Weekly High Five lists the most interesting, compelling, and/or useful links of each week. This week discusses how technology is shaping our online behavior and options.
#5: Report: Meaningless Facebook Comments Are Cornerstone Of Useful Networks
According to a new report from the National IT User Center at Uppsala University, those useless (and frequently annoying) updates and Tweets actually serve to make us feel closer to those people than we otherwise would. ““The portrait, comments, and updates provide constant reminders of the existence of ‘friends.’ The content is not all that important, but the effect is that we perceive our Facebook friends as closer than other acquaintances who are not on Facebook,” explains Doctoral Candidate Håkan Selg, who compiled the report.
Link: All Facebook
#4: Now even more ways to customize your LinkedIn profile
The professional networking site LinkedIn announced this week that it has introduced some new tweaks for your profile. Given that, according to Jobvite’s 2010 Social Recruiting survey, 65% of companies will use LinkedIn for recruiting it’s important to squeeze every drop of effectiveness out of your profile as possible.
Link: The LinkedIn Blog
#3: The Time Is Ripe For A Chief Marketing Technologist
This concept came from Mitch Joel who borrowed it from Scott Brinker. Joel (and I) found that Brinker’s message resonated: “Marketing has become deeply entwined with technology. This didn’t happen overnight; it’s been sneaking up on us for a while. But because technology had been so tangential to marketing management for most of our history, the organizational structure of marketing has been slow to adjust to this new technology-centric reality. But we’ve clearly reached a tipping point. To fully reap the benefits of this Golden Age, marketing must officially take ownership of its technology platforms and strategies. And the first step of such ownership is to appoint someone to lead it. Enter the chief marketing technologist.”
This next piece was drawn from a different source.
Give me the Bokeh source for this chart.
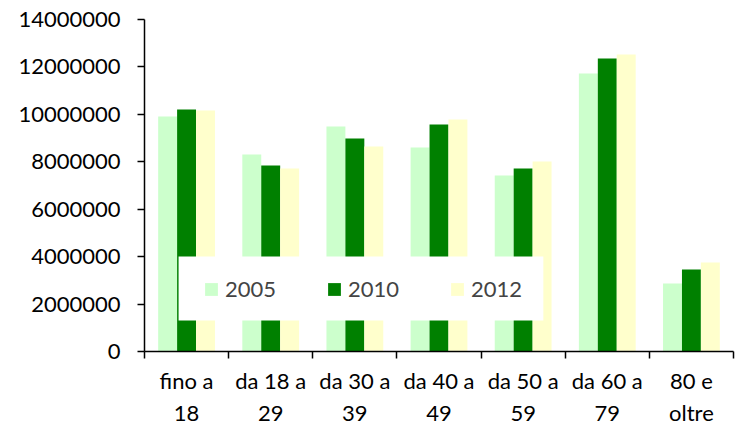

Link: Six Pixels of Separation
#2: Steve Job’s Epic 5-Minute Anti-Google Rant
This snippet from Apple’s earning conference call earlier this week is setting the table for the next entry. It may seem that I quote Steve Jobs a lot in this blog, and I do because I think Apple, Google, and Facebook are the juggernauts that are defining how the Internet is going to continue to evolve. In this case, Jobs is articulating a fundamental difference in business strategies between Apple and Google regarding how applications are supported on their respective devices. According to Jobs, Apple is providing an “integrated” solution (as opposed to “closed”), while Google’s Android OS is providing a fractured (as opposed to “open”) solution. He asserts that users prefer integrated over fractured.
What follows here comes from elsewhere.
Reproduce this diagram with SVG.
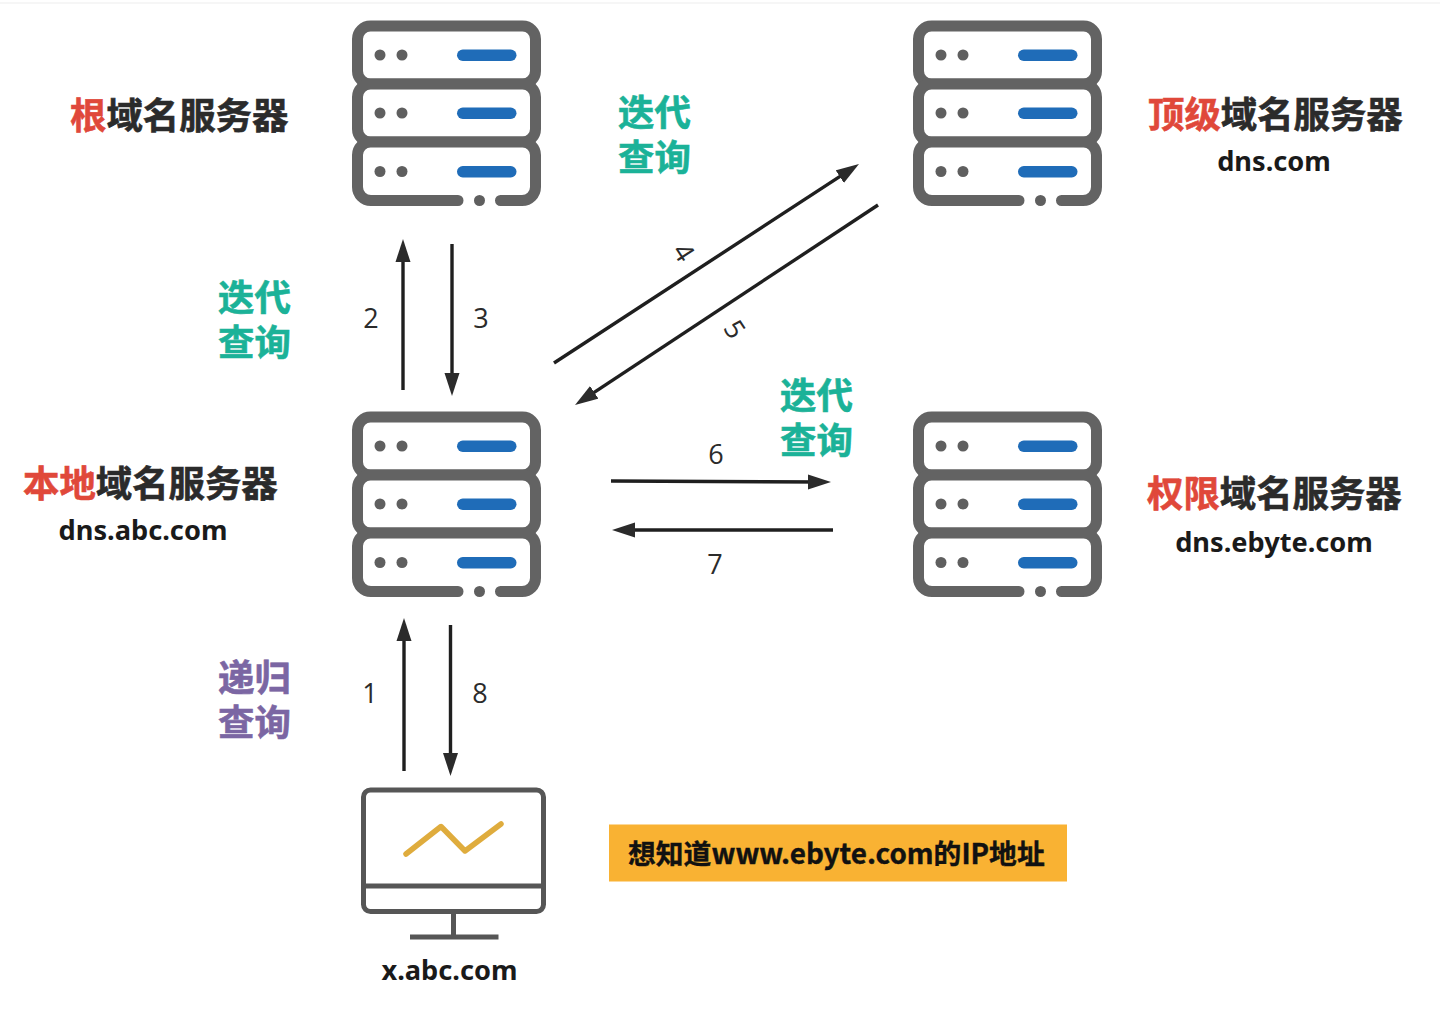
<svg xmlns="http://www.w3.org/2000/svg" width="1440" height="1019" viewBox="0 0 1440 1019">
<style>
.cjk{font-family:"Noto Sans CJK SC","Noto Sans",sans-serif;font-weight:700;font-size:36.4px;stroke-width:.6px}
.dark{fill:#2b2b2b;stroke:#2b2b2b}.red{fill:#e0483a;stroke:#e0483a}.teal{fill:#1bb298;stroke:#1bb298}.pur{fill:#7b66a3;stroke:#7b66a3}
.lat{font-family:"Noto Sans","Open Sans",sans-serif;font-weight:700;font-size:27.2px;fill:#1a1a1a;text-anchor:middle}
.num{font-family:"Open Sans","Noto Sans",sans-serif;font-size:27px;fill:#2b2b2b;text-anchor:middle}
.sv{fill:#fff;stroke:#636363;stroke-width:11}
.dot{fill:#5f5f5f}.bar{fill:#1f6cb8}
.ar{fill:none;stroke:#1f1f1f;stroke-width:3.4}
.mon{fill:none;stroke:#565656;stroke-width:5}
</style>
<defs>
<marker id="ah" markerUnits="userSpaceOnUse" markerWidth="25" markerHeight="17" refX="15" refY="8" orient="auto"><path d="M0 0.500L23 8L0 15.500Z" fill="#2b2b2b"/></marker>
<g id="server">
<rect class="sv" x="357.5" y="26" width="178" height="58" rx="13"/>
<rect class="sv" x="357.5" y="84" width="178" height="58" rx="13"/>
<path class="sv" style="stroke-linecap:round" d="M458 200.500H371a13.500 13.500 0 0 1-13.500-13.500V155a13 13 0 0 1 13-13H522.500a13 13 0 0 1 13 13V187a13.500 13.500 0 0 1-13.500 13.500H500.500"/>
<g class="dot"><circle cx="380" cy="55" r="5.500"/><circle cx="402" cy="55" r="5.500"/><circle cx="380" cy="113" r="5.500"/><circle cx="402" cy="113" r="5.500"/><circle cx="380" cy="171.500" r="5.500"/><circle cx="402" cy="171.500" r="5.500"/><circle cx="479.500" cy="200.500" r="5.500"/></g>
<g class="bar"><rect x="457" y="49.500" width="59.500" height="11.500" rx="5.750"/><rect x="457" y="107.500" width="59.500" height="11.500" rx="5.750"/><rect x="457" y="166" width="59.500" height="11.500" rx="5.750"/></g>
</g>
</defs>
<rect width="1440" height="1019" fill="#fff"/>
<rect y="2" width="1440" height="2" fill="#f6f6f6"/>
<g id="connectors">
<path class="ar" marker-end="url(#ah)" d="M403 390V247"/>
<path class="ar" marker-end="url(#ah)" d="M452 244V388"/>
<path class="ar" marker-end="url(#ah)" d="M404 771V626"/>
<path class="ar" marker-end="url(#ah)" d="M450.500 625V768"/>
<path class="ar" marker-end="url(#ah)" d="M611 481L823 482"/>
<path class="ar" marker-end="url(#ah)" d="M833 530H620"/>
<path class="ar" marker-end="url(#ah)" d="M554 363L852.300 168.400"/>
<path class="ar" marker-end="url(#ah)" d="M878 205L581.700 400.600"/>
<text class="num" x="371" y="328">2</text>
<text class="num" x="481" y="328">3</text>
<text class="num" x="370" y="703">1</text>
<text class="num" x="480" y="703">8</text>
<text class="num" x="716" y="464">6</text>
<text class="num" x="715" y="574">7</text>
<text class="num" transform="translate(684 252) rotate(57)" y="10">4</text>
<text class="num" transform="translate(735 329) rotate(57)" y="10">5</text>
<g class="cjk teal"><text x="618" y="126">迭代</text><text x="618" y="171">查询</text><text x="218" y="311">迭代</text><text x="218" y="356">查询</text><text x="780" y="409">迭代</text><text x="780" y="454">查询</text></g>
<g class="cjk pur"><text x="218" y="691">递归</text><text x="218" y="736">查询</text></g>
</g>
<g id="root-server"><use href="#server"/><text class="cjk dark" x="70" y="129"><tspan class="red">根</tspan>域名服务器</text></g>
<g id="tld-server"><use href="#server" x="561"/><text class="cjk dark" x="1148" y="128"><tspan class="red">顶级</tspan>域名服务器</text><text class="lat" x="1274" y="171">dns.com</text></g>
<g id="local-server"><use href="#server" y="391"/><text class="cjk dark" x="23" y="497"><tspan class="red">本地</tspan>域名服务器</text><text class="lat" x="143" y="540">dns.abc.com</text></g>
<g id="auth-server"><use href="#server" x="561" y="391"/><text class="cjk dark" x="1147" y="507"><tspan class="red">权限</tspan>域名服务器</text><text class="lat" x="1274" y="552">dns.ebyte.com</text></g>
<g id="client">
<rect class="mon" x="363.500" y="790" width="180" height="121.500" rx="7"/>
<path class="mon" d="M363.500 886H543.500M453.500 911.500V937M410 937H498.500"/>
<path d="M406 854L441 826.500L465 851L501 824" fill="none" stroke="#dfac3d" stroke-width="5.500" stroke-linecap="round" stroke-linejoin="round"/>
<text class="lat" x="449.500" y="980">x.abc.com</text>
</g>
<g id="note"><rect x="609" y="824.500" width="458" height="57" fill="#f9b233"/><text x="628" y="864" style="font-family:'Noto Sans CJK SC','Noto Sans',sans-serif;font-weight:700;font-size:27.8px;fill:#111;stroke:#111;stroke-width:.4px">想知道www.ebyte.com的IP地址</text></g>
</svg>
#1: Is an App a Tool or a Behavior?
John Jantsch wrote the forward for a new book titled, “App Savvy.” Jantsch says, “The first step to becoming app savvy is to recognize why the app category is red-hot and here to stay, and why you need to think in terms of tapping app behavior to package, repackage, purpose, and repurpose everything that a mobile social consumer wants to do—and even a few things they don’t know they want to do.” The combination of Jobs’ earnings call rant and this post led me to link them together in my article, “Why Developers Could Be Your Best Friend.”